I had never before gone on the kind of vacation where you lie around a pool and vegetate. Eric and I are always running from place to place, trying to explore everything we can. We enjoy our vacations tremendously, but we do pack them pretty tight. As I lolled in a cabana, listening to the piped-in smooth Brazilian jazz or hypnotic Middle Eastern music … soapified by pool water and stupefied by several pina coladas … I began to understand why people vacation in tropical destinations. It’s so bloody hot, you can’t do anything but lie around and force yourself to relax. Yeah … now I get it! (Our cabana was the one on the right.)
We did not drink and ride like these people.
The lush landscaping and foliage around the resort contributed greatly to the relaxing vibe. Lots of palms, flowers, and birds flitting about. (We had hoped to see more exotic flowers, but it was rainy season, so fewer were in bloom.) Nevertheless, it was lovely. These photos are Eric’s.
When old palm fronds peel away from the trunk, they leave a gauzy woven material that the native people used to use for clothing fabric. So this is what grasscloth wallpaper is supposed to replicate!
So we all made the best of it. Free booze and serene surroundings can go a long way toward soothing cranky tourists. Eventually, the water came back on. A cool shower sure feels refreshing after a hot day at the pool. Good thing, because I could not coax the water past luke-warm. In fact, it would be five days before I enjoyed my next HOT shower. (Our traveling friends had been to Costa Rica, and they said the infrastructure there is more reliable than in Panama, where tourism is a fairly new effort.)
Friday morning, we were on the bus again, headed back to the city. We made a rest stop at a guava plantation, where the trees sported plastic bags to keep birds from destroying the fruit.
They also had large open-air aviaries full of colorful birds. Eric talked these two parrots into posing for him.
On the hill above the plantation I spied this little yellow cottage surrounded by thick jungle. Many of the houses out in the countryside were brightly painted—even in DayGlo colors. Unfortunately, the bus sped by too quickly for me to get photos.
Our final stop was the Kuna Indian marketplace.
I was looking forward to purchasing a mola (a type of cutwork, reverse applique, and embroidery art, with the tiniest of stitches) ever since admiring one belonging to my college roommate so many years ago. The choices seemed endless, but I selected two. A tote bag with—you guessed it—los gatos. And a bird-of-paradise design. Eric picked out the blue one with birds. We’ll frame these, and I may stuff the tote bag and turn it into a pillow.

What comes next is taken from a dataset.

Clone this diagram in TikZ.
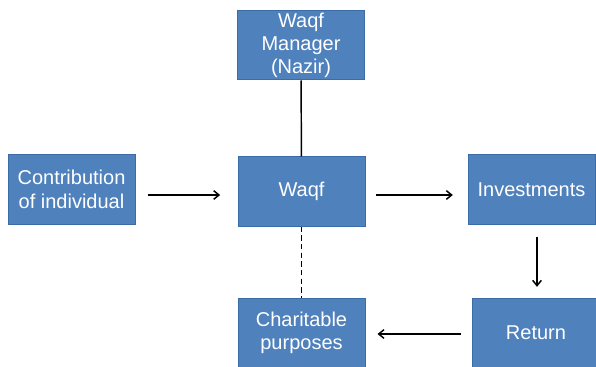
\documentclass[tikz,border=0pt]{standalone}
\usepackage{fontspec}
\setmainfont{Liberation Sans}
\usetikzlibrary{arrows.meta}
\definecolor{boxfill}{HTML}{4F81BD}
\definecolor{boxline}{HTML}{3C6CA8}
\tikzset{
  box/.style={draw=boxline, line width=0.75pt, fill=boxfill, text=white,
    minimum width=95.25pt, minimum height=51.75pt, inner sep=1pt, align=center,
    font=\fontsize{15}{17.5}\selectfont},
  conn/.style={line width=1.1pt, black},
  arr/.style={conn, -{Straight Barb[length=4pt,width=6.5pt]}}
}
\begin{document}
\begin{tikzpicture}[x=0.75pt,y=-0.75pt]
\useasboundingbox (0,0) rectangle (596,367);
\node[box] (mgr) at (301,45.5) {Waqf\\Manager\\(Nazir)};
\node[box] (contrib) at (71.5,189.5) {Contribution\\of individual};
\node[box] (waqf) at (301.5,191.5) {Waqf};
\node[box] (inv) at (531.5,189.5) {Investments};
\node[box] (char) at (301.5,333) {Charitable\\purposes};
\node[box] (ret) at (536,332.5) {Return};
\coordinate (dtop) at (537,0);
\draw[conn] (mgr) -- (waqf);
\draw[conn, dashed, dash pattern=on 4pt off 2.5pt] (waqf) -- (char);
\draw[arr, shorten <=9pt, shorten >=13pt] (contrib.east |- 0,195) -- (waqf.west |- 0,195);
\draw[arr, shorten <=8pt, shorten >=11pt] (waqf.east |- 0,195) -- (inv.west |- 0,195);
\draw[arr, shorten <=9pt, shorten >=8pt] (inv.south -| dtop) -- (ret.north -| dtop);
\draw[arr, shorten <=8pt, shorten >=9pt] (ret.west |- 0,334) -- (char.east |- 0,334);
\end{tikzpicture}
\end{document}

And then, we were back in the city …
That evening, our farewell dinner featured a performance by a well known troupe of Panamanian folkloric dancers … whose name we cannot recall. We were pretty wiped out by then, and we weren’t looking forward to getting up at 4:00 a.m. to get to the airport.
Home again …
Now that we’re back in the cool, rainy Northwest, we’ve had time to reflect on all we saw and experienced. It really was a fabulous trip, and we have awesome memories to cherish. Although I struggled with the heat and humidity, I survived better than I’d anticipated. And the insect-repellant clothing must have worked, because we didn’t get a single skeeter bite!
Will we return to Panama? I doubt it, but we highly recommend that you go. I’m just not made for the tropics. Eric thinks this exempts him from taking me to Hawaii (wrong). However, on our flight home through Atlanta, we flew over the Florida Keys, and their turquoise water looked mighty attractive. Never say never, right? I’ve been scouting out Hawaiian hotels with big, fancy pools and graceful palms … and free pina coladas.